As a fan, I allow myself to fantasize about imaginary worlds in which all the players on my favorite teams are best friends and this week, I was able to revel in the fact that it might be somewhat true about Kevin Plawecki and the Red Sox. When a team is bad and there’s not much else to look for, I search for moments like the ones Plawecki’s teammates treated him to on the way out from the Red Sox.

“The family atmosphere is real,” [Alex] Cora said. “It was fun just to hang out with them and talk to them in a more relaxed environment with our guard down. It wasn’t about winning ballgames, calling games or being last place in the East. It’s being real. We were very real yesterday.”

I like when people are nice to each other. Sue me.

Bold Prediction for Next Week

Michael Wacha dominates game one in New York as the Red Sox win and Rich Hill flummoxes the Yankees for six innings, holding them hitless for four the following evening. New York, overly eager and desperate to reestablish a stranglehold on their division, will start swinging out of their shoes while the Red Sox eek out a series win.

Dennis Eckersley Quote(s) of the Week

For the remainder of the season, I will devote a section of this regular post to that gem of a commentator.

Is Eck an astrology guy? What is his sign? His thoughts on the psychic energy of crystals? I would not be completely shocked to find out that he tracks when Mercury is in retrograde.

Looking Forward

The Red Sox will hit the road for a couple of interleague games in Cincinnatti before visiting the Bronx for three games against the Yankees. Brayan Bello Day is Tuesday, while TBD is set for a Wednesday start. 2023 AL Cy Young winner Michael Wacha gets the nod on Thursday in New York, followed by Rich Hill and Nick Pivetta.

This Week in Red Sox History

On September 18, 1993, the Yankees trailed the Red Sox 3-1 in the bottom of the ninth at Yankee Stadium. Down to their last out, the Yankees put a man on for the powerful catcher Mike Stanley, who was coming in to pinch hit. Stanley lifted a harmless pop-up to left field that Mike Greenwell corralled for what should have been the final out, but a fan ran onto the field and forced third base umpire Tim Welke to call timeout.

Red Sox manager Butch Hobson was incensed but it made no difference — this fan had timed his arrival on the Yankee Stadium turf perfectly. Welke made the right call and there was nothing the Red Sox could do about it. Stanley ripped a base hit back at Greenwell with his mulligan and sparked a three-run rally that sunk the Sox.

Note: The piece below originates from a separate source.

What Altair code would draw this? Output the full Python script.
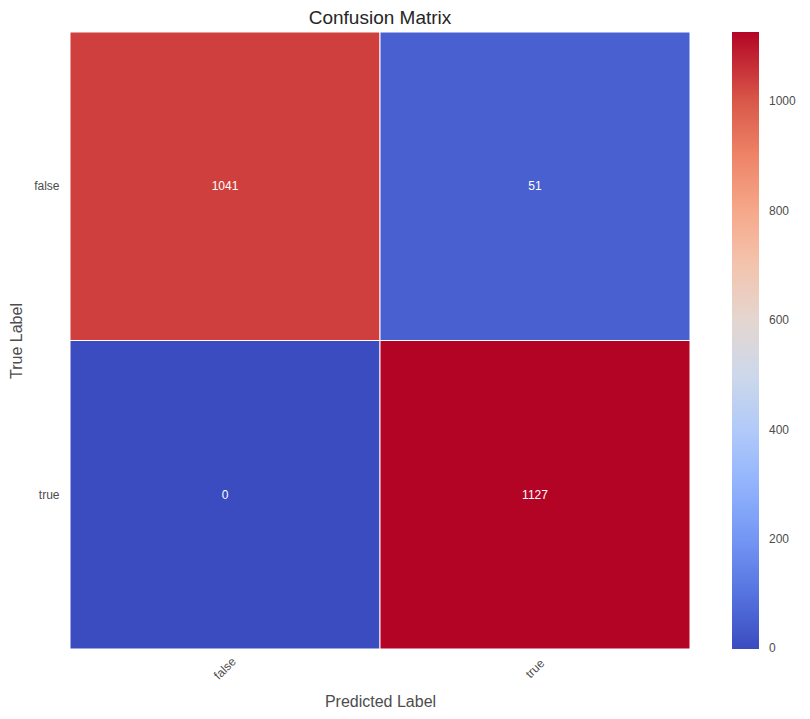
import pandas as pd
import altair as alt

true_labels = ["false", "false", "true", "true"]
pred_labels = ["false", "true", "false", "true"]
counts = [1041, 51, 0, 1127]
categories = ["false", "true"]
legend_ticks = [0, 200, 400, 600, 800, 1000]
# matplotlib "coolwarm" sampled at 11 stops
coolwarm = ["#3b4cc0", "#5977e3", "#7b9ff9", "#9ebeff", "#c0d4f5", "#dddcdc",
            "#f2cbb7", "#f7ac8e", "#ee8468", "#d65244", "#b40426"]

df = pd.DataFrame({"true": true_labels, "pred": pred_labels, "count": counts})

font = "Liberation Sans"
label_grey = "#4d4d4d"

base = alt.Chart(df).encode(
    alt.X("pred:N", sort=categories, title="Predicted Label",
          axis=alt.Axis(labelAngle=-45, labelAlign="center", labelBaseline="middle",
                        labelPadding=19, titleY=57, titleBaseline="alphabetic",
                        ticks=False, domain=False,
                        labelFontSize=12, titleFontSize=16, labelColor=label_grey,
                        titleColor=label_grey, titleFontWeight="normal",
                        labelFont=font, titleFont=font)),
    alt.Y("true:N", sort=categories, title="True Label",
          axis=alt.Axis(labelAngle=0, labelPadding=11, titleX=-49,
                        titleBaseline="alphabetic", ticks=False,
                        domain=False, labelFontSize=12, titleFontSize=16,
                        labelColor=label_grey, titleColor=label_grey,
                        titleFontWeight="normal", labelFont=font, titleFont=font)),
)

heat = base.mark_rect(stroke="white", strokeWidth=1).encode(
    alt.Color("count:Q",
              scale=alt.Scale(domain=[-1, 1127], range=coolwarm, interpolate="rgb"),
              legend=alt.Legend(title=None, orient="none", legendX=662, legendY=0,
                                gradientLength=617, gradientThickness=27,
                                gradientStrokeWidth=0, values=legend_ticks,
                                format="d", labelBaseline="middle",
                                labelFontSize=12, labelColor=label_grey,
                                labelFont=font, labelOffset=10))
)

text = base.mark_text(fontSize=12, color="white", font=font).encode(
    text="count:Q"
)

chart = alt.layer(heat, text).properties(
    width=620,
    height=617,
    title=alt.TitleParams("Confusion Matrix", fontSize=19, font=font,
                          fontWeight="normal", color="#262626", offset=4),
    autosize=alt.AutoSizeParams(type="none"),
    padding={"left": 62, "top": 24, "right": 110, "bottom": 60},
).configure_view(stroke=None).configure_scale(bandPaddingInner=0, bandPaddingOuter=0)

chart.save("out.html", embed_options={"renderer": "svg", "actions": False})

Stanley played two more outstanding seasons in New York, making the 1995 All Star team before joining the Red Sox in 1996. He was never quite the same player again.

Watching archived video from that night, I am struck by the permanence and gravity of some dude, who had likely been drinking a bit, saying to himself or perhaps a similarly inebriated group of friends “Wouldn’t it be hilarious if I did?”.

He never touched a ball, bat or glove. He never saw a pitch, played the field or even put on a uniform. He didn’t hand in a lineup card or call for a substitute. And he still turned an otherwise innocuous night into a painful memory and distinct chapter of one of sports' greatest rivalries.

Oh, yeah. Roger Clemens also struck out 20 batters three years later. So that was pretty cool too.